## Requirements
Copy the records below word for word, from the first line through the line that contains "ages = list(range(30, 85))", and leave out any pictures.

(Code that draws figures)
━━━━━━━━━━━━━━━━━━━━
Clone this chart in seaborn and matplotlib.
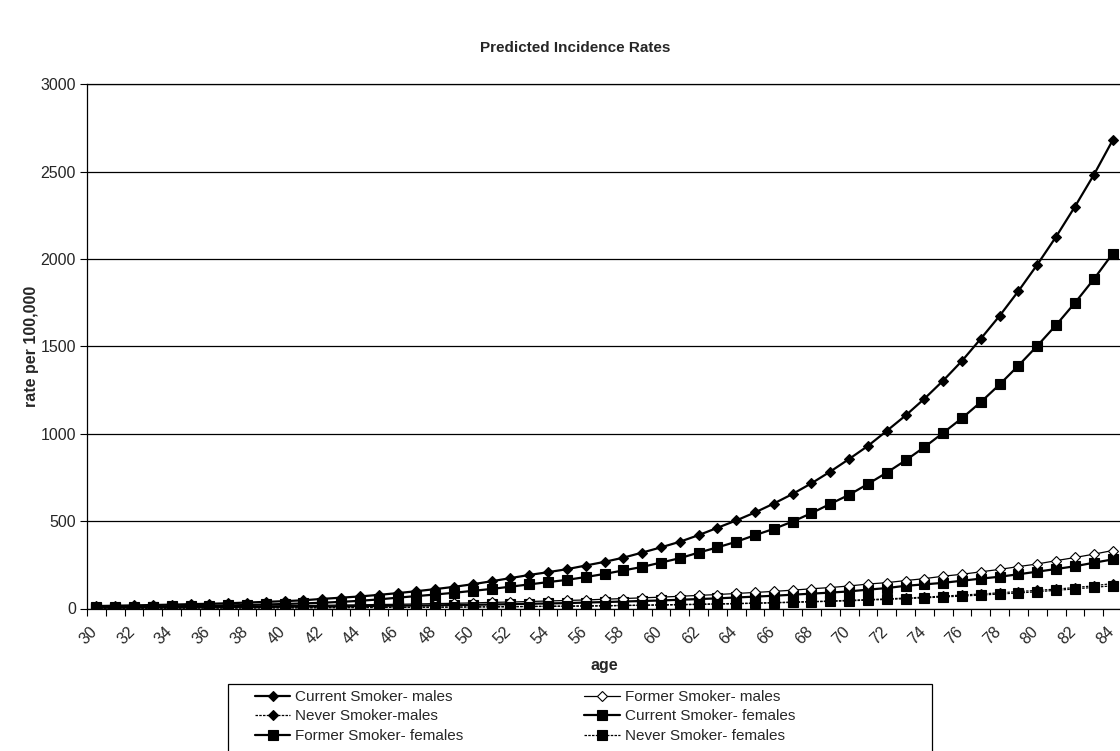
import matplotlib
matplotlib.use("Agg")
import matplotlib.pyplot as plt
from matplotlib.patches import Rectangle
import seaborn as sns
import pandas as pd
import numpy as np

sns.set_style("white")
plt.rcParams['font.family'] = ['Liberation Sans', 'DejaVu Sans']

ages = list(range(30, 85))

current_males = [14, 16, 18, 20, 22, 25, 27, 30, 34, 38, 42, 47, 55, 62, 69, 78, 88, 99, 111, 124,
                 139, 156, 174, 192, 208, 225, 246, 267, 291, 320, 350, 382, 420, 462, 504, 550, 601,
                 656, 717, 784, 856, 931, 1017, 1105, 1201, 1305, 1418, 1545, 1676, 1818, 1969, 2129,
                 2301, 2482, 2680]
former_males = [8, 8, 9, 10, 10, 11, 12, 13, 14, 15, 16, 17, 18, 20, 21, 23, 24, 26, 28, 30,
                32, 35, 37, 40, 43, 46, 49, 53, 57, 61, 65, 70, 75, 80, 86, 92, 98,
                105, 113, 120, 129, 140, 148, 160, 171, 185, 196, 210, 224, 240, 255, 274,
                292, 311, 332]
never_males = [2, 2, 2, 2, 2, 3, 3, 3, 3, 4, 4, 4, 5, 5, 6, 6, 7, 7, 8, 8,
               9, 10, 11, 12, 13, 14, 15, 16, 18, 19, 21, 23, 25, 27, 29, 31, 34,
               37, 40, 43, 47, 51, 55, 60, 65, 71, 77, 83, 90, 97, 104, 111,
               120, 130, 143]
current_females = [8, 9, 10, 11, 13, 14, 16, 18, 20, 23, 26, 29, 33, 38, 44, 52, 62, 71, 80, 90,
                   101, 112, 125, 138, 151, 164, 180, 198, 218, 238, 263, 288, 320, 350, 382, 420, 456,
                   498, 546, 599, 651, 713, 778, 848, 924, 1006, 1090, 1182, 1283, 1391, 1504, 1623,
                   1750, 1885, 2031]
former_females = [5, 5, 5, 6, 6, 7, 7, 8, 9, 9, 10, 11, 12, 13, 14, 15, 16, 17, 18, 20,
                  21, 23, 25, 27, 29, 31, 34, 37, 40, 43, 46, 50, 54, 58, 63, 68, 73,
                  79, 85, 91, 98, 108, 117, 130, 138, 147, 159, 171, 182, 196, 211, 226,
                  242, 262, 281]
never_females = [2, 2, 2, 2, 2, 3, 3, 3, 3, 4, 4, 4, 5, 5, 5, 6, 6, 7, 7, 8,
                 9, 9, 10, 11, 12, 13, 14, 15, 17, 18, 20, 21, 23, 25, 27, 30, 32,
                 35, 38, 41, 44, 48, 52, 56, 61, 66, 71, 77, 83, 89, 96, 104,
                 112, 121, 130]

# legend order is column-first: left column, then right column
series = [
    ("Current Smoker- males", current_males, dict(marker="D", ms=5.4, mfc="black", lw=1.6, ls="-")),
    ("Never Smoker-males", never_males, dict(marker="D", ms=5.4, mfc="black", lw=0.9, ls=(0, (2, 1)))),
    ("Former Smoker- females", former_females, dict(marker="s", ms=6.8, mfc="black", lw=1.6, ls="-")),
    ("Former Smoker- males", former_males, dict(marker="D", ms=5.4, mfc="white", lw=0.9, ls="-")),
    ("Current Smoker- females", current_females, dict(marker="s", ms=6.8, mfc="black", lw=1.6, ls="-")),
    ("Never Smoker- females", never_females, dict(marker="s", ms=6.8, mfc="black", lw=0.9, ls=(0, (2, 1)))),
]

fig = plt.figure(figsize=(11.2, 7.51), dpi=100)
ax = fig.add_axes([87 / 1120, 1 - 608.5 / 751, 1035 / 1120, (608.5 - 84.5) / 751])

x = np.arange(len(ages))
handles = []
for name, vals, st in series:
    df = pd.DataFrame({"x": x, "rate": vals})
    sns.lineplot(data=df, x="x", y="rate", ax=ax, color="black", label=name,
                 marker=st["marker"], markersize=st["ms"], markerfacecolor=st["mfc"],
                 markeredgecolor="black", markeredgewidth=0.8, linewidth=st["lw"],
                 linestyle=st["ls"], legend=False)
    handles.append(ax.lines[-1])

ax.set_xlim(-0.5, len(ages) - 0.5)
ax.set_ylim(0, 3000)
ax.set_yticks(range(0, 3001, 500))
ax.yaxis.grid(True, color="black", linewidth=0.9)
ax.set_axisbelow(True)
# label anchors sit a little left of each category centre, as in the original
ax.set_xticks(x[::2] - 0.35)
ax.set_xticklabels([str(a) for a in ages[::2]], rotation=45, ha="right", rotation_mode="anchor",
                   fontsize=11.5)
ax.set_xticks(np.arange(-0.5, len(ages), 1), minor=True)
ax.tick_params(axis="x", which="major", length=0, pad=11)
ax.tick_params(axis="x", which="minor", length=5, width=0.8, color="black", direction="out")
ax.tick_params(axis="y", length=5, width=0.8, color="black", direction="out", labelsize=11.5, pad=3)
ax.tick_params(bottom=True, left=True, which="both")
for side in ["left", "bottom", "top"]:
    ax.spines[side].set_color("black")
    ax.spines[side].set_linewidth(0.9)
ax.spines["right"].set_visible(False)

ax.set_xlabel("age", fontsize=11.5, fontweight="bold", labelpad=8)
ax.set_ylabel("rate per 100,000", fontsize=11.5, fontweight="bold", labelpad=1)
fig.text(575 / 1120, 1 - 48 / 751, "Predicted Incidence Rates", ha="center", va="center",
         fontsize=11, fontweight="bold")

fig.add_artist(Rectangle((228 / 1120, -0.05), 704 / 1120, 0.05 + (751 - 684) / 751,
                         transform=fig.transFigure, fill=False, edgecolor="black", linewidth=0.9))
fig.legend(handles=handles, loc="upper left", ncol=2,
           bbox_to_anchor=(255 / 1120, 1 - 690 / 751),
           frameon=False, fontsize=11, handlelength=2.3, handletextpad=0.35,
           labelspacing=0.36, columnspacing=7.9, borderpad=0, borderaxespad=0)

fig.savefig("out.png", dpi=100)
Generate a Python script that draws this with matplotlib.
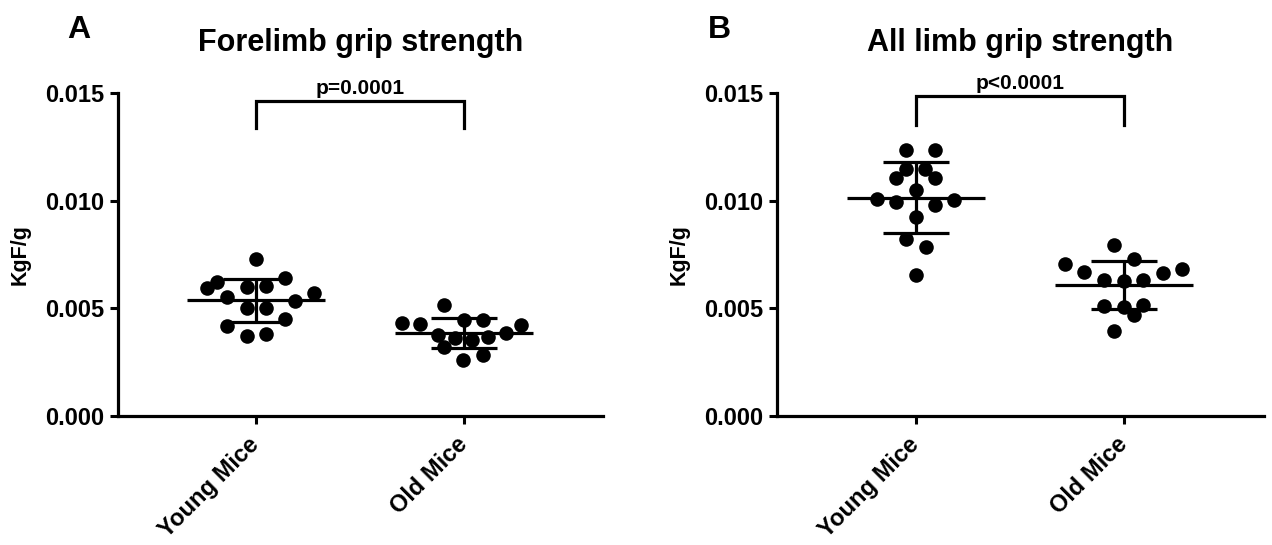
━━━━━━━━━━━━━━━━━━━━
## Answer to the problem
Clone this chart in seaborn and matplotlib.
import matplotlib
matplotlib.use("Agg")
import matplotlib.pyplot as plt
from matplotlib.patches import Rectangle
import seaborn as sns
import pandas as pd
import numpy as np

sns.set_style("white")
plt.rcParams['font.family'] = ['Liberation Sans', 'DejaVu Sans']

ages = list(range(30, 85))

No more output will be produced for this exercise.